Like most cases of this kind, there were never any consequences for Cline in sending an innocent person to prison for more than two decades based on an ethically-challenged prosecution. He went on to be re-elected and retired in 2012.
Former Williams County, Texas, district attorney Ken Anderson hid exculpatory evidence that proved Michael Morton did not kill his wife. Anderson concealed the evidence in 1987. Morton was not exonerated until 2010. The state passed an “open-file criminal discovery policy” called the Michael Morton Act in response. Anderson pleaded guilty to a single contempt of court charge and was sentenced to 10 days in jail. He would serve only five days in 2013.
If ever there were a case of the punishment not fitting the crime, this is it. Anderson hid evidence that put an innocent man in prison for decades, and the only consequence was for him to sit in jail for a few days. Undoubtedly, the frequency and seriousness of prosecutorial misconduct would immediately plummet if prosecutors were at risk of serving the same amount of time in prison as the person they helped wrongfully convict through intentional or reckless behavior served. As it stands today, there’s essentially no consequences for prosecutorial misconduct. Prosecutors don’t have to worry about their liberty, career, or financial wellbeing at risk for bad behavior.
More frequently, in a perversion of justice, misconduct by prosecutors can be a career boon for them.
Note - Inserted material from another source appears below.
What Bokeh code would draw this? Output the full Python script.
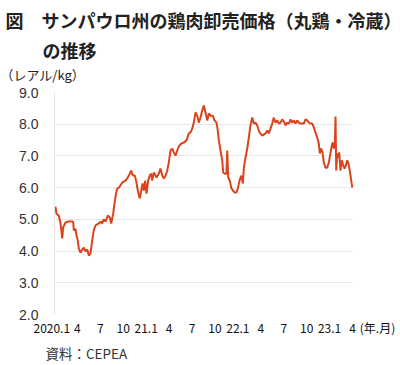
from bokeh.plotting import figure
from bokeh.models import Range1d, FixedTicker, NumeralTickFormatter, Title
from bokeh.embed import file_html
from bokeh.resources import INLINE

# months elapsed since 2020-01 (0 = start of Jan 2020)
months = [0.13, 0.26, 0.56, 0.79, 1.01, 1.14, 1.44, 1.83, 2.36, 2.45, 2.53, 2.75, 2.88,
          3.05, 3.18, 3.40, 3.63, 3.84, 4.06, 4.28, 4.49, 4.71, 4.93, 5.14, 5.37, 5.80,
          6.02, 6.24, 6.45, 6.68, 6.98, 7.24, 7.42, 7.68, 7.85, 8.08, 8.21, 8.42, 8.64,
          8.86, 9.29, 9.52, 9.73, 10.04, 10.25, 10.51, 10.73, 10.90, 11.16, 11.35, 11.52,
          11.69, 11.87, 12.04, 12.26, 12.47, 12.66, 12.79, 13.00, 13.35, 13.65, 13.87,
          14.10, 14.31, 14.53, 14.75, 14.96, 15.18, 15.41, 15.62, 15.84, 16.06, 16.27,
          16.58, 16.92, 17.28, 17.58, 17.80, 18.02, 18.23, 18.46, 18.68, 18.89, 19.11,
          19.33, 19.54, 19.76, 19.99, 20.20, 20.42, 20.72, 20.94, 21.20, 21.37, 21.51,
          21.73, 21.95, 22.08, 22.29, 22.51, 22.60, 22.74, 22.94, 23.13, 23.34, 23.56,
          23.82, 23.99, 24.21, 24.44, 24.65, 24.78, 25.00, 25.22, 25.43, 25.65, 25.88,
          26.09, 26.31, 26.53, 26.83, 27.19, 27.62, 27.84, 28.05, 28.27, 28.49, 28.70,
          28.93, 29.15, 29.36, 29.58, 29.80, 30.01, 30.24, 30.46, 30.67, 30.89, 31.11,
          31.32, 31.54, 31.77, 31.98, 32.20, 32.63, 32.85, 33.07, 33.29, 33.51, 33.73,
          33.94, 34.16, 34.38, 34.59, 34.72, 34.91, 35.08, 35.25, 35.47, 35.69, 35.90,
          36.13, 36.35, 36.48, 36.56, 36.69, 36.78, 36.87, 37.00, 37.13, 37.26, 37.43,
          37.60, 37.79, 37.96, 38.13, 38.31, 38.44, 38.57, 38.74, 38.97]

# wholesale price, real/kg
prices = [5.40, 5.18, 5.12, 4.87, 4.40, 4.75, 4.90, 4.93, 4.93, 4.90, 4.65, 4.70, 4.49,
          4.33, 4.08, 3.95, 4.05, 4.11, 3.99, 4.05, 3.86, 3.92, 4.33, 4.65, 4.81, 4.87,
          4.93, 4.87, 5.00, 4.93, 5.12, 5.06, 4.87, 5.18, 5.50, 5.85, 5.97, 6.00, 6.07,
          6.16, 6.22, 6.29, 6.38, 6.54, 6.38, 6.38, 6.16, 5.91, 5.66, 5.91, 6.13,
          5.91, 6.22, 5.81, 6.22, 6.38, 6.44, 6.22, 6.48, 6.32, 6.44, 6.60,
          6.38, 6.29, 6.38, 6.54, 6.79, 7.17, 7.23, 7.11, 7.01, 7.17, 7.30,
          7.39, 7.42, 7.49, 7.71, 7.74, 7.86, 8.05, 8.37, 8.27, 8.05, 8.21,
          8.43, 8.59, 8.37, 8.12, 8.34, 8.27, 8.27, 8.12, 8.05, 7.80, 7.49,
          7.17, 6.86, 6.48, 6.44, 6.44, 7.17, 6.32, 6.22, 6.00, 5.91, 5.85,
          5.85, 5.97, 6.22, 6.38, 6.13, 6.63, 6.95, 7.23, 7.58, 7.96, 8.21,
          8.02, 8.05, 7.96, 7.74, 7.64, 7.71, 7.80, 7.71, 7.86, 8.02, 8.21,
          8.05, 8.12, 8.02, 8.05, 8.15, 8.09, 7.96, 8.05, 8.02, 8.15, 8.05,
          8.12, 8.02, 8.12, 8.05, 8.02, 8.02, 8.15, 8.12, 8.05, 8.02, 8.02,
          7.90, 7.74, 7.58, 7.39, 7.08, 7.23, 7.11, 6.79, 6.63, 6.63, 6.79,
          7.11, 7.39, 7.42, 7.23, 7.39, 8.24, 6.54, 7.08, 6.95, 7.11, 6.54,
          6.86, 6.70, 6.60, 6.70, 6.86, 6.79, 6.63, 6.38, 6.00]

tick_months = [0, 3, 6, 9, 12, 15, 18, 21, 24, 27, 30, 33, 36, 39]
tick_labels = ["2020.1\u00a0\u00a0", "4", "7", "10", "21.1", "4", "7", "10",
               "22.1", "4", "7", "10", "23.1", "4"]
y_ticks = [2, 3, 4, 5, 6, 7, 8, 9]

title1 = "図　サンパウロ州の鶏肉卸売価格（丸鶏・冷蔵）"
title2 = "の推移"
unit = "（レアル/kg）"
xunit = "(年.月)"
source = "資料：CEPEA"

JP = "Noto Sans CJK JP"

# layout: data area 298 px wide for 39 months; canvas continues 48 px to the right
FRAME_W, DATA_W = 346, 298
x_end = tick_months[-1] * FRAME_W / DATA_W
xunit_pos = tick_months[-1] + 25 * tick_months[-1] / DATA_W

p = figure(width=400, height=365, output_backend="svg", toolbar_location=None,
           x_range=Range1d(0, x_end), y_range=Range1d(2, 9),
           min_border_left=54, min_border_right=0, min_border_top=92,
           min_border_bottom=51)
p.outline_line_color = None
p.background_fill_color = "white"

p.xgrid.visible = False
p.ygrid.ticker = FixedTicker(ticks=y_ticks)
try:
    p.ygrid.cross_bounds = (tick_months[0], tick_months[-1])
    p.ygrid.grid_line_color = "#e6e6e6"
    p.ygrid.grid_line_width = 1
except Exception:
    p.ygrid.visible = False
    p.segment(x0=[tick_months[0]] * len(y_ticks), x1=[tick_months[-1]] * len(y_ticks),
              y0=y_ticks, y1=y_ticks, line_color="#e6e6e6", line_width=1)

p.line(months, prices, line_color="#d9441c", line_width=2)

ya = p.yaxis[0]
ya.ticker = FixedTicker(ticks=y_ticks)
ya.formatter = NumeralTickFormatter(format="0.0")
ya.axis_line_color = "#e3e3e3"
ya.major_tick_line_color = None
ya.minor_tick_line_color = None
ya.major_tick_out = 0
ya.major_tick_in = 0
ya.major_label_text_font = "Liberation Sans"
ya.major_label_text_font_size = "14px"
ya.major_label_text_color = "#333333"
ya.major_label_standoff = 16

xa = p.xaxis[0]
xa.ticker = FixedTicker(ticks=tick_months + [xunit_pos])
overrides = {m: s for m, s in zip(tick_months, tick_labels)}
overrides[xunit_pos] = xunit
xa.major_label_overrides = overrides
xa.axis_line_color = None
xa.major_tick_line_color = None
xa.minor_tick_line_color = None
xa.major_tick_out = 0
xa.major_tick_in = 0
xa.major_label_text_font = JP
xa.major_label_text_font_size = "12px"
xa.major_label_text_color = "#111111"
xa.major_label_standoff = 4

def title(text, size, offset, standoff, bold=False, color="#222222"):
    return Title(text=text, align="left", offset=offset, standoff=standoff,
                 text_font=JP, text_font_size=size,
                 text_font_style="bold" if bold else "normal", text_color=color)

# above panels: first added sits nearest the plot area
p.add_layout(title(" ", "4px", 0, 0), "above")          # small gap above the plot
p.add_layout(title(unit, "13px", -54, 1), "above")
p.add_layout(title(title2, "18px", -12, 0, True), "above")
p.add_layout(title(title1, "18px", -49, 4, True), "above")
p.add_layout(title(source, "13.5px", -9, 5, color="#333333"), "below")

open("out.html", "w").write(file_html(p, INLINE))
Criminal defense attorney and civil libertarian Harvey Silverglate claims it “can often help.” Silverglate says, “Publicity and high conviction rates are a stepping stone to higher office.” Often, prosecutors who make a name for themselves by winning convictions in high-profile cases or by racking up a long list of convictions, even if those wins are tainted by misconduct, land at large law firms where they are paid million-dollar salaries.
Silverglate says this is a common career track, and such prosecutors are not hired to litigate. “They’re being hired to negotiate plea bargains with the friends they still have in the U.S. Attorney’s offices. It’s a huge racket,” observed Silverglate.
This has been a broad discussion concerning the power of the modern American prosecutor – that is, the “imperial prosecutor,” as some observers refer to it – and how that power is regularly abused, resulting in miscarriages of justice by the thousands. The integrity of our criminal justice system rests largely on the shoulders of the most powerful players within the system, viz., state and federal prosecutors. Chillingly, an alarming number of them have seemingly made the conscious decision to cast aside their moral and ethical obligations as members of the criminal justice system who are duty-bound to uphold the law as simply meaningless as they instead embrace a win-at-any-cost ethos.
In his dissenting opinion in Imbler, Justice White explained that the absolute immunity prosecutors enjoy leaves a “genuinely wronged defendant without civil redress against a prosecutor whose malicious or dishonest action deprives them of liberty.” And that is exactly where we find ourselves today. We are so very far from realizing Justice Sutherland’s laudable words in Berger that the prosecutor’s two-fold duty is ensuring “that guilt shall not escape or innocence suffer.”